**Stored records**
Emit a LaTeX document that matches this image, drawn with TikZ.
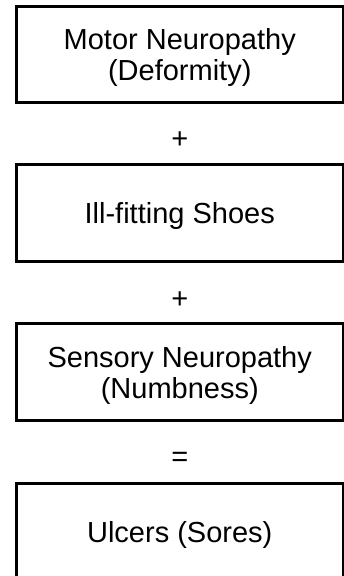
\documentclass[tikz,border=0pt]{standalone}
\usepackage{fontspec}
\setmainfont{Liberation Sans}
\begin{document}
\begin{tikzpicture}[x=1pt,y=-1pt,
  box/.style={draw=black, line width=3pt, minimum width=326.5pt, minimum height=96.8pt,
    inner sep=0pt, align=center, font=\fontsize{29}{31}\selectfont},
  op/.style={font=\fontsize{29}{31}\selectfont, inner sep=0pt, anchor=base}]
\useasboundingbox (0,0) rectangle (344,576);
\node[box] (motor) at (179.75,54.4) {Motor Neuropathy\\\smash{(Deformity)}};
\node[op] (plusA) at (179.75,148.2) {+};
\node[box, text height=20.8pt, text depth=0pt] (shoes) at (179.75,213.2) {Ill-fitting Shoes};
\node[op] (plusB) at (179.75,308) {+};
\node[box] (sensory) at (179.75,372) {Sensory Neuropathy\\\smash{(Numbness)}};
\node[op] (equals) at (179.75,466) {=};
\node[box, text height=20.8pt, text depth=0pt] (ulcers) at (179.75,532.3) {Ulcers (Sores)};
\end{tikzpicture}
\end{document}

---

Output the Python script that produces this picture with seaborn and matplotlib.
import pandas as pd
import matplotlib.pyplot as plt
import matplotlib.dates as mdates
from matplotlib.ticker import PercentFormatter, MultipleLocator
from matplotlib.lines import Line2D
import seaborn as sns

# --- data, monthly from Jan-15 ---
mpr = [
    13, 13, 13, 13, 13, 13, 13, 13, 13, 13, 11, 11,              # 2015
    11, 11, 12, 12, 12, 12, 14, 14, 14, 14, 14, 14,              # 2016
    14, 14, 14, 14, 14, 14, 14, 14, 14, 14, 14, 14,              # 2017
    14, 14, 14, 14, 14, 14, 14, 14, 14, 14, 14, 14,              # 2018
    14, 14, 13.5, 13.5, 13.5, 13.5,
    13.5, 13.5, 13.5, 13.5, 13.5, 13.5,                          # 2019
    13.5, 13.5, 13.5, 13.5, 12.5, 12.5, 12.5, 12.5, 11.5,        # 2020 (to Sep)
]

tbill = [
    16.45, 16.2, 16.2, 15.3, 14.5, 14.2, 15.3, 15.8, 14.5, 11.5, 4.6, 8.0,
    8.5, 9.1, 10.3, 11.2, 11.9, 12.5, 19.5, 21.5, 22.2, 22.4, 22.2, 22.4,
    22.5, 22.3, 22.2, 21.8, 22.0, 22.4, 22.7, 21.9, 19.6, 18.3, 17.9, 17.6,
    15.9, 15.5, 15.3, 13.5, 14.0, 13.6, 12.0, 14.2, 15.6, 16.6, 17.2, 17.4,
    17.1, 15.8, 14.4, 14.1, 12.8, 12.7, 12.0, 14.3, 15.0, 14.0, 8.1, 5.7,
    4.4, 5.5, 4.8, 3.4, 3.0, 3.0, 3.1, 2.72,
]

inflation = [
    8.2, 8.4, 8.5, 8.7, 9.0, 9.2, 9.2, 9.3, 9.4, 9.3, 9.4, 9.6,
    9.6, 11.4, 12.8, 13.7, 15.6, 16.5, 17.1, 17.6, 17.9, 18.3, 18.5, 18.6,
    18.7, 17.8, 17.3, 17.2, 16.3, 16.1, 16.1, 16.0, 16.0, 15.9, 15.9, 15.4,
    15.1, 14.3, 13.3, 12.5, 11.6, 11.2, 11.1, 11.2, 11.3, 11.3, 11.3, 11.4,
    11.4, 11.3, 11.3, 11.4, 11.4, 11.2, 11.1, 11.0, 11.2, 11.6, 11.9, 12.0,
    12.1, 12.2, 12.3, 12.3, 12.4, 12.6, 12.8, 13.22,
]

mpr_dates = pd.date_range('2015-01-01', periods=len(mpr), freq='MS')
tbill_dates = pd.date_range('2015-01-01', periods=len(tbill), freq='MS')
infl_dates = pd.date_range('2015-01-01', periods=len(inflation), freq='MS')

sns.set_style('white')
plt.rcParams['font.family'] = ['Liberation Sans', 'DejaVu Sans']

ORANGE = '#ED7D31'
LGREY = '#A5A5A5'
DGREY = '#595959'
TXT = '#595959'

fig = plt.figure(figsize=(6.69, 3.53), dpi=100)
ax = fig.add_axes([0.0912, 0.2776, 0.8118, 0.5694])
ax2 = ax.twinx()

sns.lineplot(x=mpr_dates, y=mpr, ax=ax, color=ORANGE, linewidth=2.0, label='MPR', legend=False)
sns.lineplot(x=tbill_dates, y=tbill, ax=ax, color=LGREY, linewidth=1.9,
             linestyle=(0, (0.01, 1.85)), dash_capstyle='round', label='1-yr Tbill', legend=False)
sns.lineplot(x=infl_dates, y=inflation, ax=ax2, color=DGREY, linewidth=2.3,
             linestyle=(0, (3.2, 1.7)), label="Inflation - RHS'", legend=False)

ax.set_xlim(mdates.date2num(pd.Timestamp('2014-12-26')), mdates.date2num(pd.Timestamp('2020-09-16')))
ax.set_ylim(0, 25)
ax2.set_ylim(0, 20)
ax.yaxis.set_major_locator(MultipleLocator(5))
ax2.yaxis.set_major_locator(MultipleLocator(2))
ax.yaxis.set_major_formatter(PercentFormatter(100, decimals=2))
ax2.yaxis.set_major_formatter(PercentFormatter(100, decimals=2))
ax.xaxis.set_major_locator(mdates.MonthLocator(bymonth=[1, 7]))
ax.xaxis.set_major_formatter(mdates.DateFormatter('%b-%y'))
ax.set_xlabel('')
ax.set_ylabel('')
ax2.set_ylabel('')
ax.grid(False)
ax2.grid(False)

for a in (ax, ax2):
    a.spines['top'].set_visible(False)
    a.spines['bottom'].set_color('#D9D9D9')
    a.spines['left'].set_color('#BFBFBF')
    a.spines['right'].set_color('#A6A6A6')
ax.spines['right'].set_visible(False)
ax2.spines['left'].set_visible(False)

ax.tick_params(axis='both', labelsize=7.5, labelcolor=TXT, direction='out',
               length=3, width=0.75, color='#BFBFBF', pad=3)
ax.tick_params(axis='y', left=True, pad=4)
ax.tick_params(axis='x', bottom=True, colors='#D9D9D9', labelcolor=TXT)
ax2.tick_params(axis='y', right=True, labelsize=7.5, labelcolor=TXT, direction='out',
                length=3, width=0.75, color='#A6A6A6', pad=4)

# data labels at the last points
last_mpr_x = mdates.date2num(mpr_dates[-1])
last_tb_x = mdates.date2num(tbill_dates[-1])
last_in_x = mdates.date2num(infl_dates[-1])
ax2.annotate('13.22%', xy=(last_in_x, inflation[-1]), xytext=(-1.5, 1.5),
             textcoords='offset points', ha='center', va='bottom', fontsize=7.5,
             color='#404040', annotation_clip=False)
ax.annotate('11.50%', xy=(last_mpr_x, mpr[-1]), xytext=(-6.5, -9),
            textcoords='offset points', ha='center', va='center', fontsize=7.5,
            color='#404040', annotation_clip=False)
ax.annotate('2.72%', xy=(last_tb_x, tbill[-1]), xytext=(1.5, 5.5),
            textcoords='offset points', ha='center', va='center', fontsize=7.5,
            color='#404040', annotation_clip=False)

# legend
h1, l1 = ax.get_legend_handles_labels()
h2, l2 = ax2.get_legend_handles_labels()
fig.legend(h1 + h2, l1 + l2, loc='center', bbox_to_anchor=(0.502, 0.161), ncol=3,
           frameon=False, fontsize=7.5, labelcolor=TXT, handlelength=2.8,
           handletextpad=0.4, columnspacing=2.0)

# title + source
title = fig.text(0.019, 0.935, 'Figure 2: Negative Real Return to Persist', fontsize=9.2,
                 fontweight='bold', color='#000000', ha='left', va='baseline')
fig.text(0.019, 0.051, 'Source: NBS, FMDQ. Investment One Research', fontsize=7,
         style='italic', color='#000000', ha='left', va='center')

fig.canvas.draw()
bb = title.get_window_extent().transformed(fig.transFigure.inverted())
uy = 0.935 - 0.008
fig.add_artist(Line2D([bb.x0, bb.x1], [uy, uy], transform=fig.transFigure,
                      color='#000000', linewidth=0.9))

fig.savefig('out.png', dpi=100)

---

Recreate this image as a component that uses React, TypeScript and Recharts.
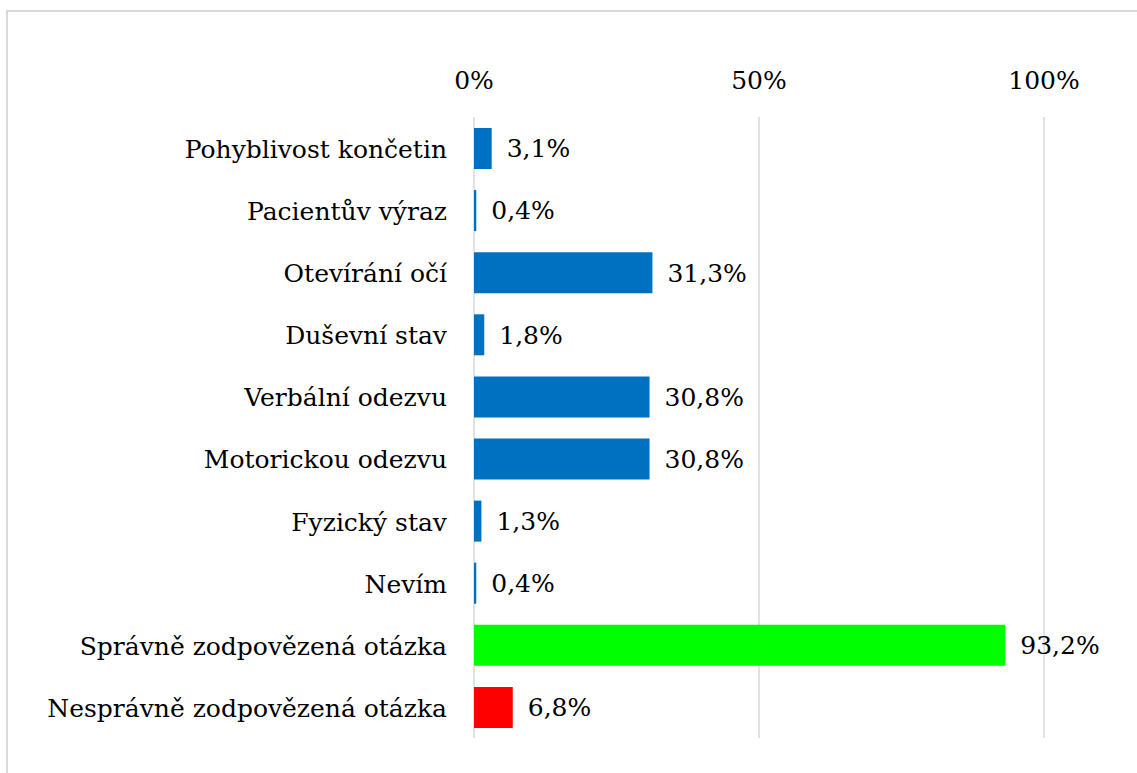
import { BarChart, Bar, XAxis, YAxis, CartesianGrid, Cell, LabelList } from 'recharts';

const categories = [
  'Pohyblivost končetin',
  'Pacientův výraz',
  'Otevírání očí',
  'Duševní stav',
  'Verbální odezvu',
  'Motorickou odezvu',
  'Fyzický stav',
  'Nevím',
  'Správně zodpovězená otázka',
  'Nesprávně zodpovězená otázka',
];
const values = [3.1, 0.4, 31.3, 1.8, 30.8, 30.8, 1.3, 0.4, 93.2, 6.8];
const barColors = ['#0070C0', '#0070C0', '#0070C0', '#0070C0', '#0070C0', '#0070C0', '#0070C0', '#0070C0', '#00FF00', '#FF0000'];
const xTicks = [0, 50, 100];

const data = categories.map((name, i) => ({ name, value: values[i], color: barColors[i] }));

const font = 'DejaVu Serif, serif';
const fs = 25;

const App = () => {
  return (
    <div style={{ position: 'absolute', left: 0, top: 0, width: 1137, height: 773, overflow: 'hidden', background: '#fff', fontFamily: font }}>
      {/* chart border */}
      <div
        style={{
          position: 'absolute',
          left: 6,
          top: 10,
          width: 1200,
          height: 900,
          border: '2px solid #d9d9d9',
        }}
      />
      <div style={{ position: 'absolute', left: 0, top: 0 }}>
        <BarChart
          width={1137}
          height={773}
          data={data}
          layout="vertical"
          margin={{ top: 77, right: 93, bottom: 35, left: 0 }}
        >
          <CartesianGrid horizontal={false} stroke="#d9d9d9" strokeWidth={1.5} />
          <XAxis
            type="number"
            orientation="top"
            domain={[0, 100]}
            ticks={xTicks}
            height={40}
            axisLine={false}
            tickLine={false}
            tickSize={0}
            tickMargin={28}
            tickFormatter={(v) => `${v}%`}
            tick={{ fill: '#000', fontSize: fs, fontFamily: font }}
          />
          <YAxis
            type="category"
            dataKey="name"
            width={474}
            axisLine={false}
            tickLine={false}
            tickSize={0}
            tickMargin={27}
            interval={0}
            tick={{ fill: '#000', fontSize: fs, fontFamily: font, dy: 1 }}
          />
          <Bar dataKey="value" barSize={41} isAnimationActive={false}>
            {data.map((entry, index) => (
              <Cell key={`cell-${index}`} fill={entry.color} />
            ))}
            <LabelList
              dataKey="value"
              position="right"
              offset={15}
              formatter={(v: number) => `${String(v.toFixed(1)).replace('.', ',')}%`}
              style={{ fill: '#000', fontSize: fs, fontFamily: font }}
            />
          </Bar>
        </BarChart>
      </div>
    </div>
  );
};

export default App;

**What to work on**
Repeat exactly the lines above, from the line that contains "Recreate this image" down through the line that contains "const fs = 25;". Include both of those lines and none of the pictures.

**Expected answer**
Recreate this image as a component that uses React, TypeScript and Recharts.
import { BarChart, Bar, XAxis, YAxis, CartesianGrid, Cell, LabelList } from 'recharts';

const categories = [
  'Pohyblivost končetin',
  'Pacientův výraz',
  'Otevírání očí',
  'Duševní stav',
  'Verbální odezvu',
  'Motorickou odezvu',
  'Fyzický stav',
  'Nevím',
  'Správně zodpovězená otázka',
  'Nesprávně zodpovězená otázka',
];
const values = [3.1, 0.4, 31.3, 1.8, 30.8, 30.8, 1.3, 0.4, 93.2, 6.8];
const barColors = ['#0070C0', '#0070C0', '#0070C0', '#0070C0', '#0070C0', '#0070C0', '#0070C0', '#0070C0', '#00FF00', '#FF0000'];
const xTicks = [0, 50, 100];

const data = categories.map((name, i) => ({ name, value: values[i], color: barColors[i] }));

const font = 'DejaVu Serif, serif';
const fs = 25;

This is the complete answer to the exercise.